- WHAT YOU HAVE TO DO
Restate the data below word for word. Skip any images it contains.

··· DATA

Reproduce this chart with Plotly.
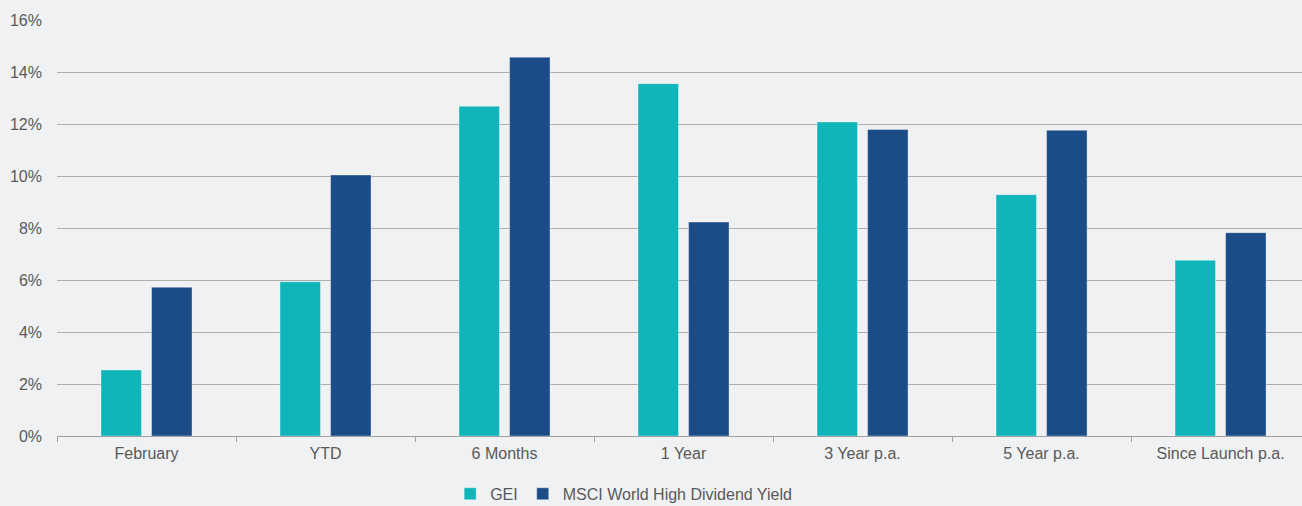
import plotly.graph_objects as go

categories = ["February", "YTD", "6 Months", "1 Year", "3 Year p.a.", "5 Year p.a.", "Since Launch p.a."]
gei = [2.54, 5.93, 12.68, 13.55, 12.08, 9.28, 6.76]
msci = [5.72, 10.04, 14.57, 8.23, 11.79, 11.76, 7.82]
y_ticks = [0, 2, 4, 6, 8, 10, 12, 14, 16]
y_tick_labels = [f"{v}%" for v in y_ticks]

BG = "#F0F1F3"
TXT = "#595959"
FONT = "Liberation Sans, Arial, sans-serif"

fig = go.Figure()
fig.add_trace(go.Bar(name="GEI", x=categories, y=gei,
                     marker=dict(color="#10B5B9", line=dict(color="rgba(255,255,255,0.45)", width=0.8))))
fig.add_trace(go.Bar(name="MSCI World High Dividend Yield", x=categories, y=msci,
                     marker=dict(color="#1C4C87", line=dict(color="rgba(255,255,255,0.45)", width=0.8))))

fig.update_layout(
    width=1302, height=506,
    paper_bgcolor=BG, plot_bgcolor=BG,
    margin=dict(l=57, r=0, t=20, b=70, autoexpand=False),
    barmode="group", bargap=0.435, bargroupgap=0.2,
    font=dict(family=FONT, size=16, color=TXT),
    legend=dict(orientation="h", xref="container", yref="container",
                x=0.479, xanchor="center", y=0.024, yanchor="middle",
                font=dict(size=16, color=TXT), bgcolor="rgba(0,0,0,0)",
                itemwidth=30, tracegroupgap=0),
    showlegend=True,
)
fig.update_xaxes(
    range=[-0.5, 6.455], automargin=False,
    showgrid=False, showline=True, linecolor="#A0A0A0", linewidth=1,
    ticks="outside", tickson="boundaries", ticklen=5, tickcolor="#A0A0A0",
    ticklabelstandoff=3,
    tickfont=dict(size=16, color=TXT),
)
fig.update_yaxes(
    range=[0, 16], tickvals=y_ticks, ticktext=y_tick_labels, automargin=False,
    showgrid=True, gridcolor="#AEAEAE", gridwidth=1,
    zeroline=False, showline=False,
    ticklabelstandoff=14,
    tickfont=dict(size=16, color=TXT),
)

fig.write_html("out.html")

······

- EXERCISE RESULT
Reproduce this chart with Plotly.
import plotly.graph_objects as go

categories = ["February", "YTD", "6 Months", "1 Year", "3 Year p.a.", "5 Year p.a.", "Since Launch p.a."]
gei = [2.54, 5.93, 12.68, 13.55, 12.08, 9.28, 6.76]
msci = [5.72, 10.04, 14.57, 8.23, 11.79, 11.76, 7.82]
y_ticks = [0, 2, 4, 6, 8, 10, 12, 14, 16]
y_tick_labels = [f"{v}%" for v in y_ticks]

BG = "#F0F1F3"
TXT = "#595959"
FONT = "Liberation Sans, Arial, sans-serif"

fig = go.Figure()
fig.add_trace(go.Bar(name="GEI", x=categories, y=gei,
                     marker=dict(color="#10B5B9", line=dict(color="rgba(255,255,255,0.45)", width=0.8))))
fig.add_trace(go.Bar(name="MSCI World High Dividend Yield", x=categories, y=msci,
                     marker=dict(color="#1C4C87", line=dict(color="rgba(255,255,255,0.45)", width=0.8))))

fig.update_layout(
    width=1302, height=506,
    paper_bgcolor=BG, plot_bgcolor=BG,
    margin=dict(l=57, r=0, t=20, b=70, autoexpand=False),
    barmode="group", bargap=0.435, bargroupgap=0.2,
    font=dict(family=FONT, size=16, color=TXT),
    legend=dict(orientation="h", xref="container", yref="container",
                x=0.479, xanchor="center", y=0.024, yanchor="middle",
                font=dict(size=16, color=TXT), bgcolor="rgba(0,0,0,0)",
                itemwidth=30, tracegroupgap=0),
    showlegend=True,
)
fig.update_xaxes(
    range=[-0.5, 6.455], automargin=False,
    showgrid=False, showline=True, linecolor="#A0A0A0", linewidth=1,
    ticks="outside", tickson="boundaries", ticklen=5, tickcolor="#A0A0A0",
    ticklabelstandoff=3,
    tickfont=dict(size=16, color=TXT),
)
fig.update_yaxes(
    range=[0, 16], tickvals=y_ticks, ticktext=y_tick_labels, automargin=False,
    showgrid=True, gridcolor="#AEAEAE", gridwidth=1,
    zeroline=False, showline=False,
    ticklabelstandoff=14,
    tickfont=dict(size=16, color=TXT),
)

fig.write_html("out.html")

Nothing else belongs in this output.